_PROBLEM REQUIREMENTS:_ Repeat everything from the first line of the listing below through the line that contains "import pandas as pd", exactly. Leave out pictures.

--------------------------------------------------

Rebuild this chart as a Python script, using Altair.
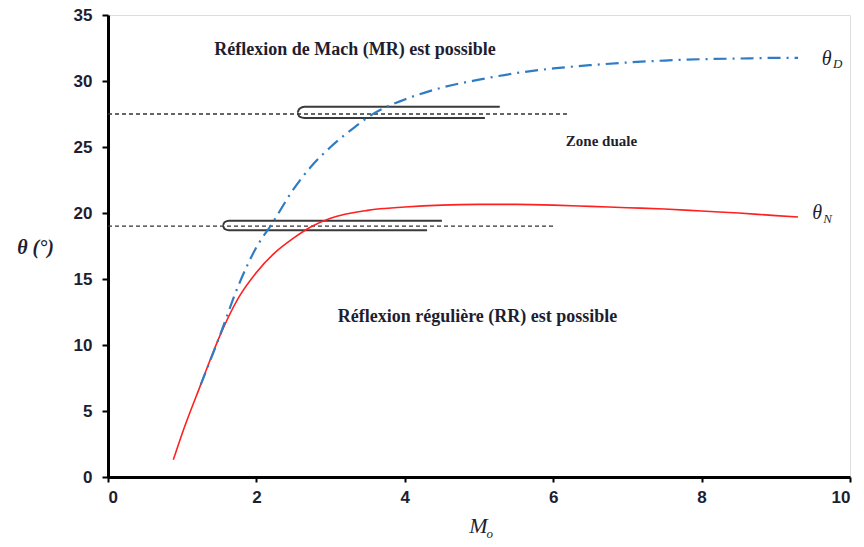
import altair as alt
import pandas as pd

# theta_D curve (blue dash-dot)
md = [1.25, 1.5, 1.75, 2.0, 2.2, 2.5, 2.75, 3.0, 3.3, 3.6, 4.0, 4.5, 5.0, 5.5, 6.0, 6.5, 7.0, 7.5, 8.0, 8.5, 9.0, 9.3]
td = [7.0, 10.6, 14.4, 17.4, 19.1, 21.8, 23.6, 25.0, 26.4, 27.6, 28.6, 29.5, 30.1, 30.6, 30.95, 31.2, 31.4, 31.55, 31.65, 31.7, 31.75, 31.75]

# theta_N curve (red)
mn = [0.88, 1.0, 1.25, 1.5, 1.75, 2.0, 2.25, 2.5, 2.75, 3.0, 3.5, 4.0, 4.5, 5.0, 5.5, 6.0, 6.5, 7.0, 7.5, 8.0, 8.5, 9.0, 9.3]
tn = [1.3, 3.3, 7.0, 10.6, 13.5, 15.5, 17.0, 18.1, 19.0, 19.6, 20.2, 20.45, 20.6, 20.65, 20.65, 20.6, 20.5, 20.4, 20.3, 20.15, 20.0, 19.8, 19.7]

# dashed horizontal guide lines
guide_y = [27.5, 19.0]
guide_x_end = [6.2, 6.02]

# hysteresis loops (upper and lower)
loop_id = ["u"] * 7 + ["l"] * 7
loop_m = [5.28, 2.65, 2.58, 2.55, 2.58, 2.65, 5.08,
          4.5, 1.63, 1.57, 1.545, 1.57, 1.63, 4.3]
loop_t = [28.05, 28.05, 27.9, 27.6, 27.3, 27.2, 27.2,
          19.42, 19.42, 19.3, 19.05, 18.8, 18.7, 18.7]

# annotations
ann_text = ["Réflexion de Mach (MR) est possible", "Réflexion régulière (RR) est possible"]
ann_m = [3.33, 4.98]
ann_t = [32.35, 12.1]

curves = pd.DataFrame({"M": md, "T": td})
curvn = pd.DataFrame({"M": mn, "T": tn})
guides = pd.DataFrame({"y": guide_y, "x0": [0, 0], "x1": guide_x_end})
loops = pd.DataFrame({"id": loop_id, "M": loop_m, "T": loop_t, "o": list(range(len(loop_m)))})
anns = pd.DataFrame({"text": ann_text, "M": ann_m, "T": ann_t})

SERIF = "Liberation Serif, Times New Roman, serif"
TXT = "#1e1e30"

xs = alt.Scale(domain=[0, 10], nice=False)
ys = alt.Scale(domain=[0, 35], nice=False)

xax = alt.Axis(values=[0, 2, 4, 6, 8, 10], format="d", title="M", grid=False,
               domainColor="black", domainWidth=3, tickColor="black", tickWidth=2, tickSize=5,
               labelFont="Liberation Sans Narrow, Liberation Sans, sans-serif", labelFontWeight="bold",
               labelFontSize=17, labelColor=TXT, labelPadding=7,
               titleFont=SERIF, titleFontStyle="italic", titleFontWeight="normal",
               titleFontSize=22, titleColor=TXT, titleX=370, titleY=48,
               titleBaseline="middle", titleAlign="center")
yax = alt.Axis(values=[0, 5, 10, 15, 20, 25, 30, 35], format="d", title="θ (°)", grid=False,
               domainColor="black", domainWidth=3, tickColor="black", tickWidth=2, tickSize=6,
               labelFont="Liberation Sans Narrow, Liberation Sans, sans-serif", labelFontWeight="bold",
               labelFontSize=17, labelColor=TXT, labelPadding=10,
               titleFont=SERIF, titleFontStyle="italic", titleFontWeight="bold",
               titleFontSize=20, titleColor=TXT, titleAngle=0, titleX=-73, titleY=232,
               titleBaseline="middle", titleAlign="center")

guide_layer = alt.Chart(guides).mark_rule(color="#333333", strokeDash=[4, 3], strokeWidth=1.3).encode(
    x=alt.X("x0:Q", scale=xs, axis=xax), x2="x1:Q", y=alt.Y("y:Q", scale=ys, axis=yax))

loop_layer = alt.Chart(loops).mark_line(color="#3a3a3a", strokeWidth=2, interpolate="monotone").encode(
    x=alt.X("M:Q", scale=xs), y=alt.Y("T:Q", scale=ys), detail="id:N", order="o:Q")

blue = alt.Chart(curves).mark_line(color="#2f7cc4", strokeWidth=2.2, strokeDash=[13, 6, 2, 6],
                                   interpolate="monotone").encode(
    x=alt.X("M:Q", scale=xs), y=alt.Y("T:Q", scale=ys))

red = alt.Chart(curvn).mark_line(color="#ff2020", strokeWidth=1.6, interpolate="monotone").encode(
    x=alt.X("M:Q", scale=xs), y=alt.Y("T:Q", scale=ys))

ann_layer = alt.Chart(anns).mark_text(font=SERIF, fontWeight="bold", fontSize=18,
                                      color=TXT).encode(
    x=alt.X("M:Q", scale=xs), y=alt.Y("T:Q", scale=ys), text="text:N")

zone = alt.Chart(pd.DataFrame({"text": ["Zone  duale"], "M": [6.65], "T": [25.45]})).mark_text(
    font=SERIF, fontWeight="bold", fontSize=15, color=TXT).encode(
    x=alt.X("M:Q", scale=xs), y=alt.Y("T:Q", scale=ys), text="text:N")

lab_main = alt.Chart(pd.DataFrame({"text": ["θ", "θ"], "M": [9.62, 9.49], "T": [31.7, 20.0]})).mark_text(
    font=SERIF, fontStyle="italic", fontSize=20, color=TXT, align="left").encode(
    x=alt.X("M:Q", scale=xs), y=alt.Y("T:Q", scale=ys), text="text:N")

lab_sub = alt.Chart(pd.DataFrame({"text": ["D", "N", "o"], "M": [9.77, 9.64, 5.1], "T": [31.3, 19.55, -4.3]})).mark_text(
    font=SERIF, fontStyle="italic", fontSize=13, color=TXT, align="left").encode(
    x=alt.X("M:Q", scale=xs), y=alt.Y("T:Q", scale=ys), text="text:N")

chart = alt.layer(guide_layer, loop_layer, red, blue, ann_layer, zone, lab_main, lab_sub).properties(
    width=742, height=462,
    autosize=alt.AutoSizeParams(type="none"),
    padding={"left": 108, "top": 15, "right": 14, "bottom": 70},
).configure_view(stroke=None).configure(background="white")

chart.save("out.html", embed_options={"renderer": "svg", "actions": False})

--------------------------------------------------

_RESULT:_
Rebuild this chart as a Python script, using Altair.
import altair as alt
import pandas as pd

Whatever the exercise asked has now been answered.